Swans – ‘My Father Will Guide Me Up A Rope To The Sky’

It’s just great to have them back, managing to take their rich, deep noise and bring to it a raw, live band feel. As savage and unflinching as ever, M. Gira will turn 60 this decade, but his gaze remains steely and unwavering.

Browne is yellow and blue all over

Standard

The coalition government have voted to remove the cap on University tuition fees. As I write, students and others are protesting in Westminster, the streets are being torn apart and police are hitting people with batons.

Let’s be clear about why this is happening. The government decided to make huge cuts in public spending to reduce the budget deficit, and furthermore to make these cuts within the lifetime of the parliament. From that decision extends an inexorable logic. What would you cut? Defence? Police? Health provision? Or Universities which, in the popular imagination, churn out graduates who walk into well paid jobs?

The Comprehensive Spending Review included a 79% cut in the teaching grant to universities. Again, the logic is unavoidable: universities cannot teach if to do so costs them losses of thousands of pounds per student per year. Either funding must be found from elsewhere, or dozens of the more than 130 universities in the country must close.

If I had my way – I don’t and I never will – we’d be saying goodbye to Trident, taxing the corporations, bankers and anyone else earning over 10 times the minimum wage until their pips squeak, and re-establishing fully-funded education for all. The benefits are unarguable, for graduates and for the country. Why not recoup the cost of higher education from those who have benefitted so fully from free degrees (not to say low taxes, booming property, free universal healthcare). In short, raise taxes for every generation from the post-war baby-boomers up to and including my own. We had it all given to us on a plate, why not make us give some of it back?

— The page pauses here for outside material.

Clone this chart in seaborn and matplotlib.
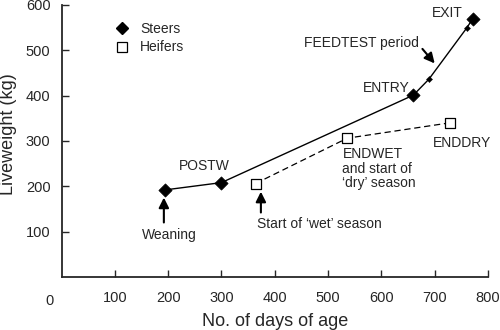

But the cuts have been made. Fees are the only game in town. The logic, crushing and unavoidable, is clear. The effects will be felt over a generation. Browne has a strong progressive safety net. Poor students will not repay fees, reasonably well-off graduates will. Nonetheless, it’s impossible to imagine that the poorest in society – those who do relatively better through attending university  than the middle-class entitled, by the way – will not turn away from education in their thousands. Read Sickmouthy’s recent post to understand how universities have become engines for social mobility over the last decades.

The rest is politics, and what’s left is the shredded corpse of the Liberal Democrats. Are they cheats, or liars? Did they make pledges they had no intention of keeping? Or did they fail to stand up to their Conservative overlords and choose to break their promises and betray their beliefs instead? Perhaps this is coalition politics. Perhaps we would have done the same thing, with heavy hearts and twitching sphincters.

What’s clear is that come the next election their pledges will be worthless and their promises will fall on deaf ears. All that remains for them is to make the most of their time in front of the cameras, squirming as they try to justify policies they used to denounce. They won’t be around for much longer and in the meantime the Conservatives have a whole load more shit for them to carry.